Even at that speed, considering the smaller screens that have to be populated on phone browsers, Internet access will become much more palatable. Here are some of the things that a 3G network will let a 3G phone do that is difficult, if not impossible, for the current generation of data phones:
- Video calling, where you see each other’s image over the phone as captured by a camera in the phone.
- Surf the Internet as if you were at your desktop.
- Send and receive e-mail messages with large attachments.
- Stream audio and video, and thus listen to your favorite radio or TV program in real time.
- Engage in videoconferencing.
- Download MP3 audio.
- Play an online game on your phone.
- Couple a GPS function with a mapping database to download high-resolution maps and directions to your 3G phone.
- Get electronic alerts and reminders from a network service.

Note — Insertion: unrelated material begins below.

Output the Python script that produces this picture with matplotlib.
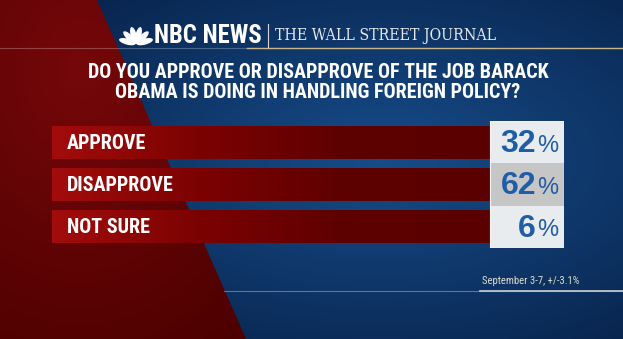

Essentially you have turned your phone into a broadband connected desktop computer. If you have bought theater tickets on your desktop computer, or logged onto your bank account to pay bills, or searched a reservation service to get a hotel or flight, then your phone will be able to do that too on a 3G network.
It’s a $50 billion gamble by the telecommunications industry, but one with a good chance of success. The Financial Times of London has a special report on 3G that you might want to look.
The first 3G network to launch in the United States was Verizon Wireless’s Evolution-Data Optimized (EV-DO) Las Vegas network in January 2004, with roll out by August to Washington DC and San Diego, CA.
Verizon Wireless’s network is rated at up to 500 Kbps maximum throughput for connected users and costs users an additional $30 per month in fees. Other companies are also bringing 3G networks online in 2004, including both Sprint and AT&T.
To use a 3G network you need to either put a 3G-capable wireless card in your laptop or buy a 3G network–capable phone. Although a 2G phone can use a 3G network, it will be unable to achieve the desired throughput rates that this technology promises. Those cards give you data access, but not voice access on your laptop.
A 3G-capable phone may list that support on a label in the back of the phone. If you see something like Qualcomm 3G CDMA, then it may be compatible with 3G networks, but not necessarily.
Sprint, for example, isn’t compatible with the Sanyo SCP-4700, which is supposed to be 3G-capable, but the Sanyo 5150, Sprint TP5250, and Kyocera 2235 or 2255 are compatible.
The upshot of all of this is that if you intend to use a particular company’s 3G network, you need to check the compatibility of your intended phone before purchasing the service.